550,000 Red Cross blood donor records leaked due to "human error"
Australian Red Cross Blood Service reports massive security breach
A huge security breach at the Red Cross has resulted in the leak of half a million Australian blood donor records, including names, addresses and emails.
A backup file containing information on 550,000 blood donors was leaked as a result of human error, according to Australian Red Cross Blood Service chief executive, Shelly Park.
"We learned that a file, containing donor information, which was located on a development website, was left unsecured by a contracted third party who develops and maintains our website," said Park, in a press conference on Friday.
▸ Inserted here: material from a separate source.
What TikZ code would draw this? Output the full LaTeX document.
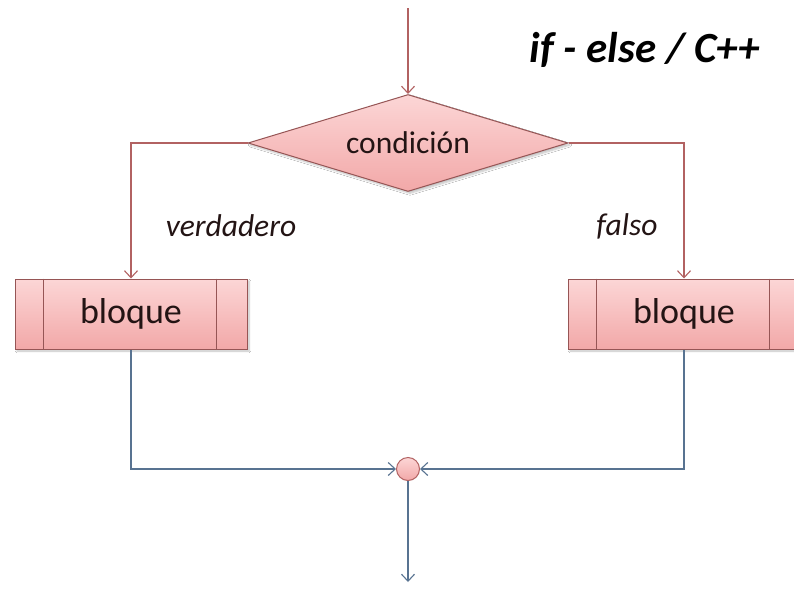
\documentclass[tikz,border=0pt]{standalone}
\usepackage{fontspec}
\setmainfont{Carlito}
\usetikzlibrary{arrows.meta,shapes.geometric,shadows.blur}
\definecolor{boxtop}{RGB}{252,214,214}
\definecolor{boxbot}{RGB}{242,168,168}
\definecolor{boxline}{RGB}{150,85,85}
\definecolor{redline}{RGB}{178,98,98}
\definecolor{blueline}{RGB}{88,115,145}
\definecolor{textcol}{RGB}{35,20,20}
\tikzset{
  barb/.style={-{Straight Barb[length=7pt,width=13pt,line width=1.1pt]}},
  redconn/.style={draw=redline,line width=1.1pt,barb},
  blueconn/.style={draw=blueline,line width=1.1pt,barb},
  decision/.style={shape=diamond,draw=boxline,line width=1pt,top color=boxtop,bottom color=boxbot,
    minimum width=320pt,minimum height=97pt,aspect=3.3,inner sep=0pt,text=textcol,
    font=\fontsize{31.5}{36}\selectfont,blur shadow={shadow blur steps=6,shadow xshift=2pt,shadow yshift=-2pt,shadow opacity=25}},
  blockbox/.style={shape=rectangle,draw=boxline,line width=1pt,top color=boxtop,bottom color=boxbot,
    minimum width=232pt,minimum height=70pt,inner sep=0pt,text=textcol,
    font=\fontsize{36}{40}\selectfont,blur shadow={shadow blur steps=6,shadow xshift=2pt,shadow yshift=-2pt,shadow opacity=25}},
  joint/.style={shape=circle,draw=redline,line width=1pt,top color=boxtop,bottom color=boxbot,minimum size=23pt,inner sep=0pt},
  branchlabel/.style={font=\fontsize{31.5}{36}\selectfont\itshape,text=textcol},
  title/.style={font=\fontsize{43}{48}\selectfont\bfseries\itshape,text=black}
}
\begin{document}
\begin{tikzpicture}[x=1pt,y=-1pt]
\useasboundingbox (0,0) rectangle (794,589);
\clip (0,0) rectangle (794,589);
\fill[white] (0,0) rectangle (794,589);

\node[title] (ttl) at (645,50) {if - else / C++};

\coordinate (start) at (408,8);
\node[decision] (cond) at (408,143) {condición};

\node[blockbox] (lb) at (131,314) {bloque};
\node[blockbox] (rb) at (684,314) {bloque};
\foreach \b in {lb,rb}{
  \draw[boxline,line width=1pt] ([xshift=29pt]\b.north west) -- ([xshift=29pt]\b.south west);
  \draw[boxline,line width=1pt] ([xshift=-31pt]\b.north east) -- ([xshift=-31pt]\b.south east);
}

\node[branchlabel] (vl) at (231,226) {verdadero};
\node[branchlabel] (fl) at (627,226) {falso};

\node[joint] (j) at (408,469) {};
\coordinate (end) at (408,582);

\draw[redconn] (start) -- (cond.north);
\draw[redconn] (cond.west) -| (lb.north);
\draw[redconn] (cond.east) -| (rb.north);
\draw[blueconn] (lb.south) |- (j.west);
\draw[blueconn] (rb.south) |- (j.east);
\draw[blueconn] (j.south) -- (end);
\end{tikzpicture}
\end{document}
The file, which held results from a questionnaire that assessed donor suitability between 2010 and 2015, was then accessed by an 'unauthorised person'.
"The type of information included in the files include name, address, personal details that come about from completing our short questionnaire, which is a bit like a gateway to see whether people can go ahead to donate blood," said Park.
"I wish to stress that this file does not contain the deep personal records of people's medical history or of their test results. We are notifying donors as early as we believe we can, and we are notifying donors today," added Park.
Personal details such as date of birth, blood type, and country of birth were also included in the backup file. The Australian Red Cross admits it has "let down" its users.
"We are extremely sorry. We are deeply disappointed to have put our donors in this position. We apologise and take full responsibility for this. We acknowledge that this is unacceptable. Donors have an expectation and a right to think that all of their information that they share with us is held accountably and responsibly," said Park.
The breach was first discovered by security expert Troy Hunt, who was contacted by an unknown individual claiming to have data from the Australian Red Cross Blood Service.
To gain access to the records, the hacker had employed a relatively simple scanning method to look for vulnerabilities, according to Hunt.
"What he'd actually been doing is simply scanning internet IP addresses and looking for publically exposed web servers returning directory listings," said Hunt, in a blog post. "He'd then look to see if any of those files contained a .sql extension which would indicate a database backup... and that is all," added Hunt.
Cybersecurity experts have reassured the organisation that the risk of data being used maliciously was fairly low, however donors have been warned to be on the look out for email or phone scams.